Tuesday, May 17, 2016 — Today Treato revealed that conversations in online health forums about serious, life-altering side effects from Essure, the permanent birth control device, started in 2002, the year the device was approved and 14 years before the FDA issued a product warning. In 2008 negative online conversations about Essure outweighed positive online conversations, a trend which has continued every year since. Patient advocacy groups have asked Congress to investigate the FDA’s February-announced decision to mandate a black box warning for Essure; the advocacy groups want the product withdrawn from the market.
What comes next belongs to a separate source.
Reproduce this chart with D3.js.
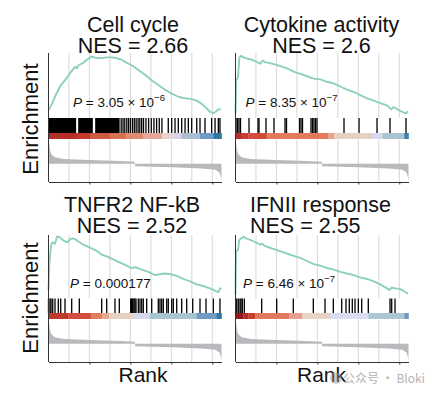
<!DOCTYPE html>
<meta charset="utf-8">
<style>
  body { margin: 0; background: #fff; }
  text { font-family: "Liberation Sans", Arial, sans-serif; fill: #111; }
</style>
<body>
<script src="https://d3js.org/d3.v7.min.js"></script>
<script>

var nRanks = 16900;
var gridRanks = [2000, 4000, 6000, 8000, 10000, 12000, 14000, 16000];
var tickRanks = [4000, 8000, 12000, 16000];

var titles = ["Cell cycle", "Cytokine activity", "TNFR2 NF-kB", "IFNII response"];
var nes = ["2.66", "2.6", "2.52", "2.55"];
var pMant = ["3.05", "8.35", "0.000177", "6.46"];
var pExp = ["\u22126", "\u22127", "", "\u22127"];

// running enrichment score, one pair of arrays per panel
var es1Rank = [0, 312, 635, 1123, 1612, 2100, 2589, 2800, 2914, 3400, 3730, 4220, 4709, 5197, 5686, 6174, 6662, 7151, 7640, 8128, 8780, 9427, 10080, 10730, 11380, 12036, 12680, 13335, 13990, 14478, 14966, 15455, 15777, 16100, 16430, 16590, 16860];
var es1 = [0.00, 0.07, 0.17, 0.30, 0.38, 0.47, 0.55, 0.53, 0.57, 0.60, 0.64, 0.68, 0.66, 0.66, 0.67, 0.67, 0.66, 0.64, 0.60, 0.57, 0.51, 0.45, 0.38, 0.32, 0.26, 0.21, 0.17, 0.15, 0.14, 0.12, 0.08, 0.02, -0.02, -0.04, -0.01, 0.01, 0.01];

var es2Rank = [0, 80, 244, 375, 505, 960, 1612, 2100, 2425, 2657, 2914, 3567, 4376, 5032, 5686, 6330, 6985, 7640, 8284, 8939, 9594, 10238, 10892, 11547, 12191, 12846, 13500, 14145, 14800, 15220, 15455, 15943, 16431, 16656, 16850];
var es2 = [-0.04, 0.38, 0.42, 0.66, 0.69, 0.66, 0.64, 0.61, 0.59, 0.63, 0.61, 0.59, 0.56, 0.53, 0.49, 0.46, 0.43, 0.40, 0.39, 0.36, 0.34, 0.30, 0.26, 0.23, 0.19, 0.15, 0.12, 0.09, 0.06, 0.01, 0.04, 0.00, -0.03, -0.04, -0.015];

var es3Rank = [0, 80, 244, 375, 635, 830, 1026, 1287, 1612, 1872, 2100, 2327, 2589, 2914, 3400, 4054, 4709, 5197, 5686, 6330, 6985, 7640, 8060, 8518, 9105, 9750, 10404, 10892, 11380, 11967, 12524, 13170, 13823, 14478, 15120, 15777, 16265, 16590, 16725, 16850];
var es3 = [0.01, 0.33, 0.58, 0.62, 0.60, 0.69, 0.69, 0.66, 0.63, 0.62, 0.66, 0.67, 0.66, 0.63, 0.59, 0.55, 0.51, 0.46, 0.44, 0.40, 0.36, 0.32, 0.29, 0.30, 0.27, 0.24, 0.20, 0.21, 0.22, 0.21, 0.19, 0.15, 0.12, 0.08, 0.06, 0.03, 0.00, -0.02, 0.02, 0.04];

var es4Rank = [0, 50, 244, 375, 570, 800, 1026, 1450, 1938, 2425, 2589, 2914, 3567, 4054, 4709, 5353, 5842, 6330, 6985, 7640, 8284, 8939, 9594, 10238, 10892, 11547, 12191, 12846, 13500, 14145, 14800, 15025, 15290, 15610, 16100, 16530, 16850];
var es4 = [-0.05, 0.50, 0.52, 0.65, 0.67, 0.69, 0.67, 0.65, 0.62, 0.59, 0.60, 0.57, 0.54, 0.52, 0.49, 0.46, 0.44, 0.42, 0.38, 0.34, 0.32, 0.29, 0.27, 0.24, 0.22, 0.20, 0.17, 0.15, 0.12, 0.08, 0.03, 0.01, 0.04, 0.03, 0.02, -0.01, -0.04];

// gene set hits (ranks); dense runs given as [from, to]
var hits1Blocks = [[0, 2700], [2900, 4330], [4560, 6950]];
var hits1 = [7100, 7280, 7450, 7650, 7820, 8000, 8200, 8380, 8560, 8750, 8920, 9100, 9280, 9520, 9780, 10040, 10300, 10560, 10820, 11080, 11700, 12036, 12360, 12680, 13010, 13340, 13660, 13990, 14480, 14800, 15290, 15940, 16270, 16590, 16750];
var hits2 = [49, 195, 342, 488, 1319, 2198, 2296, 2980, 3761, 4836, 4982, 6253, 6400, 6546, 7376, 7523, 7669, 7816, 7962, 10600, 12066, 13825, 15094, 16657];
var hits3 = [0, 147, 244, 410, 635, 957, 1192, 1612, 2266, 3009, 5197, 5686, 6496, 6917, 8030, 8108, 8186, 8255, 8353, 8450, 8548, 8773, 8939, 9105, 9261, 9593, 10082, 10726, 10892, 11058, 11215, 11547, 11703, 12036, 12192, 12524, 13012, 13501, 14087, 14800, 15386, 16099, 16750];
var hits4 = [117, 273, 440, 537, 664, 860, 2559, 4025, 5647, 7601, 8744, 9555, 10375, 10795, 11117, 11410, 11674, 12000, 12328, 12973, 15094, 15260, 15582];

// colour strip under the hits
var bar1Breaks = [0, 2750, 4050, 6000, 7600, 9260, 11060, 12190, 13010, 14800, 16100, 16900];
var bar1Colors = ["#b42f27", "#c3392c", "#d05a40", "#d8704f", "#dc8a72", "#e4a797", "#ead3c9", "#d6d4ea", "#a9bfd0", "#6e9cc4", "#2c7a9f"];
var bar2Breaks = [0, 600, 1250, 3050, 9070, 9650, 13240, 14380, 16490, 16900];
var bar2Colors = ["#b8302b", "#c63f32", "#d24c3c", "#e47a5b", "#eba08d", "#e8d0c5", "#dad8ed", "#a9c3d3", "#3a80ab"];
var bar3Breaks = [0, 1934, 4123, 5197, 5940, 8284, 9915, 14478, 16431, 16900];
var bar3Colors = ["#c0392f", "#d24d3d", "#e07e60", "#e9a690", "#e7d0c4", "#d6d7ec", "#a8c3d2", "#6f9bc4", "#2f7aa3"];
var bar4Breaks = [0, 762, 1250, 1905, 5226, 6526, 9231, 12973, 16490, 16900];
var bar4Colors = ["#8e1b20", "#b52c28", "#c8412f", "#e07a5d", "#e9a090", "#e8d1c5", "#dcdcf0", "#adc6d4", "#6d9bc5"];

// ranked list metric (same list in every panel)
var metricRank = [0, 60, 150, 300, 600, 1500, 4000, 7000, 8440, 8460, 12000, 15000, 16300, 16700, 16850, 16900];
var metric = [0.95, 0.85, 0.55, 0.38, 0.27, 0.20, 0.16, 0.11, 0.08, -0.10, -0.14, -0.19, -0.25, -0.36, -0.55, -0.70];

var esRanks = [es1Rank, es2Rank, es3Rank, es4Rank];
var esVals = [es1, es2, es3, es4];
var hitBlocks = [hits1Blocks, [], [], []];
var hitLists = [hits1, hits2, hits3, hits4];
var barBreaks = [bar1Breaks, bar2Breaks, bar3Breaks, bar4Breaks];
var barColors = [bar1Colors, bar2Colors, bar3Colors, bar4Colors];

var rows = [
    { axisTop: 53, esTop: 55, hitsTop: 118, barTop: 133, metTop: 139.5, bottom: 182, titleY: 31.5 },
    { axisTop: 235, esTop: 236, hitsTop: 298.5, barTop: 313, metTop: 319.5, bottom: 362, titleY: 211.5 }
];
var panels = [
    { left: 48.5, row: 0, titleX: 133, anchor: "middle", pX: 73, pY: 107 },
    { left: 235.5, row: 0, titleX: 321.5, anchor: "middle", pX: 245.5, pY: 107 },
    { left: 48.5, row: 1, titleX: 132, anchor: "middle", pX: 70, pY: 288 },
    { left: 235.5, row: 1, titleX: 250, anchor: "start", pX: 243, pY: 288 }
];
var panelWidth = 173;

var svg = d3.select("body").append("svg")
    .attr("width", 432)
    .attr("height", 396);

svg.append("rect").attr("width", 432).attr("height", 396).attr("fill", "#fff");

var draw_panel = function (i) {
    var p = panels[i], r = rows[p.row];
    var g = svg.append("g");

    var x = d3.scaleLinear().domain([0, nRanks]).range([p.left, p.left + panelWidth]);
    var y = d3.scaleLinear().domain([-0.1, 0.7]).range([r.hitsTop, r.esTop]);
    var ym = d3.scaleLinear().domain([-0.75, 1]).range([r.bottom, r.metTop]);

    // grid lines
    g.selectAll(".gridTop").data(gridRanks).enter().append("line")
        .attr("x1", x).attr("x2", x)
        .attr("y1", r.axisTop).attr("y2", r.hitsTop)
        .attr("stroke", "#dddddd").attr("stroke-width", 1.2);
    g.selectAll(".gridBot").data(gridRanks).enter().append("line")
        .attr("x1", x).attr("x2", x)
        .attr("y1", r.metTop).attr("y2", r.bottom)
        .attr("stroke", "#dddddd").attr("stroke-width", 1.2);

    // ranked metric
    var area = d3.area()
        .x(function (d) { return x(d[0]); })
        .y0(ym(0))
        .y1(function (d) { return ym(d[1]); });
    g.append("path")
        .datum(d3.zip(metricRank, metric))
        .attr("d", area)
        .attr("fill", "#b9b9bd");

    // colour strip
    var segs = d3.range(barColors[i].length).map(function (k) {
        return { a: barBreaks[i][k], b: barBreaks[i][k + 1], c: barColors[i][k] };
    });
    g.selectAll(".seg").data(segs).enter().append("rect")
        .attr("x", function (d) { return x(d.a); })
        .attr("width", function (d) { return x(d.b) - x(d.a) + 0.3; })
        .attr("y", r.barTop)
        .attr("height", r.metTop - r.barTop - 0.5)
        .attr("fill", function (d) { return d.c; });

    // hits
    g.selectAll(".blk").data(hitBlocks[i]).enter().append("rect")
        .attr("x", function (d) { return x(d[0]); })
        .attr("width", function (d) { return x(d[1]) - x(d[0]); })
        .attr("y", r.hitsTop)
        .attr("height", r.barTop - r.hitsTop)
        .attr("fill", "#000");
    g.selectAll(".hit").data(hitLists[i]).enter().append("line")
        .attr("x1", x).attr("x2", x)
        .attr("y1", r.hitsTop).attr("y2", r.barTop)
        .attr("stroke", "#000").attr("stroke-width", 1.3);

    // enrichment curve
    var line = d3.line()
        .x(function (d) { return x(d[0]); })
        .y(function (d) { return y(d[1]); });
    g.append("path")
        .datum(d3.zip(esRanks[i], esVals[i]))
        .attr("d", line)
        .attr("fill", "none")
        .attr("stroke", "#8dd2b6")
        .attr("stroke-width", 1.9)
        .attr("stroke-linejoin", "round");

    // axes
    g.append("line")
        .attr("x1", p.left).attr("x2", p.left)
        .attr("y1", r.axisTop).attr("y2", r.bottom)
        .attr("stroke", "#333").attr("stroke-width", 1);
    g.append("g")
        .attr("transform", "translate(0," + r.bottom + ")")
        .call(d3.axisBottom(x).tickValues(tickRanks).tickSize(2.5).tickSizeOuter(0).tickFormat(""))
        .call(function (a) { a.selectAll("path, line").attr("stroke", "#333"); });

    // titles
    g.append("text")
        .attr("x", p.titleX).attr("y", r.titleY)
        .attr("text-anchor", p.anchor)
        .style("font-size", "21.5px")
        .text(titles[i]);
    g.append("text")
        .attr("x", p.titleX).attr("y", r.titleY + 21)
        .attr("text-anchor", p.anchor)
        .style("font-size", "21.5px")
        .text("NES = " + nes[i]);

    // p value
    var t = g.append("text")
        .attr("x", p.pX).attr("y", p.pY)
        .style("font-size", "13.5px");
    t.append("tspan").style("font-style", "italic").text("P");
    t.append("tspan").text(pExp[i] ? " = " + pMant[i] + " \u00d7 10" : " = " + pMant[i]);
    if (pExp[i]) {
        t.append("tspan").attr("dy", -6).style("font-size", "9.5px").text(pExp[i]);
    }
};

d3.range(4).forEach(draw_panel);

// axis labels
[119, 298].forEach(function (cy) {
    svg.append("text")
        .attr("transform", "translate(38," + cy + ") rotate(-90)")
        .attr("text-anchor", "middle")
        .style("font-size", "22px")
        .text("Enrichment");
});
[143, 321.5].forEach(function (cx) {
    svg.append("text")
        .attr("x", cx).attr("y", 381.5)
        .attr("text-anchor", "middle")
        .style("font-size", "21px")
        .text("Rank");
});

// watermark
svg.append("circle")
    .attr("cx", 336).attr("cy", 378).attr("r", 6)
    .attr("fill", "#999").attr("opacity", 0.45);
svg.append("text")
    .attr("x", 343).attr("y", 383)
    .style("font-family", "'Noto Sans CJK SC', sans-serif")
    .style("font-size", "12px")
    .style("fill", "#b4b4b4")
    .text("公众号 · Bloki");

</script>
</body>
Essure has reportedly been linked with 300 fetal deaths and the FDA has received more than 10,000 complaints about the product.
An in-depth analysis by Treato revealed that in early online conversations there was little recognition of how common the side effects were among women. Women most frequently discussed experiencing debilitating cramping, abnormal bleeding, weight gain, joint pain, migraines, ovarian cysts, hot flashes and night sweats. Women affected by Essure were wondering whether their experience was unique or if others had had similar experiences. By 2010, women are increasingly using social media forums to connect the dots and discovering there were many women experiencing the same side effects as them.
Women’s attitudes about doctors shifted as more information about Essure became available. Before 2006, doctors were rarely blamed when the procedure didn’t go as planned. Women reported that their doctors were telling them that their experience was unique and serious side effects hadn’t been reported. By 2010 women started to blame their doctors for improperly and irresponsibly inserting the device as many doctors couldn’t find the coils they implanted in the women’s bodies. Women discussed filing malpractice suits because they felt their doctors didn’t alert them to Essure’s risks. By 2015 doctors became de-emphasized within online conversations as the blame shifts from doctors to Bayer, the manufacture, and the FDA. When now discussing doctors online, women are discussing trying to find a doctor willing to do a hysterectomy to remove the device.
Nickel allergies became one of the most common sub-topics women were discussing related to Essure. According to Dr. Peter Schalock of Harvard Medical School, the device is 55 percent nickel and 20 percent of women are known to be nickel-allergic. Many women expressed anger at their doctors for not testing them. Women attributed the nickel in the device to the cause of the development of autoimmune disorders that didn’t previously exist as well as reduction of quality of life such as an interruption to their work lives.
“The importance of social data analysis for adverse event reporting is seen through the thousands of online conversations about Essure’s life-altering effects on women,” says Ido Hadari, CEO of Treato. "Regulators need evolve their safety monitoring strategies with the new technologies available so they are accurately seeing the full picture of patients' experiences."
For more information about Treato’s Essure data analysis.
TreatoVoice is a unique data asset that continuously collects and analyzes more than two and a half billion patient and caregiver conversations happening across the Internet in real-time to understand what patients are saying about their experiences with their conditions and treatments. For this data analysis Treato collected more than 17,000 online discussions about Essure from 2002 to present. Through a discourse analysis lens Treato qualitatively reviewed sample sets of posts from three distinct time frames: 2002, 2010 and 2015.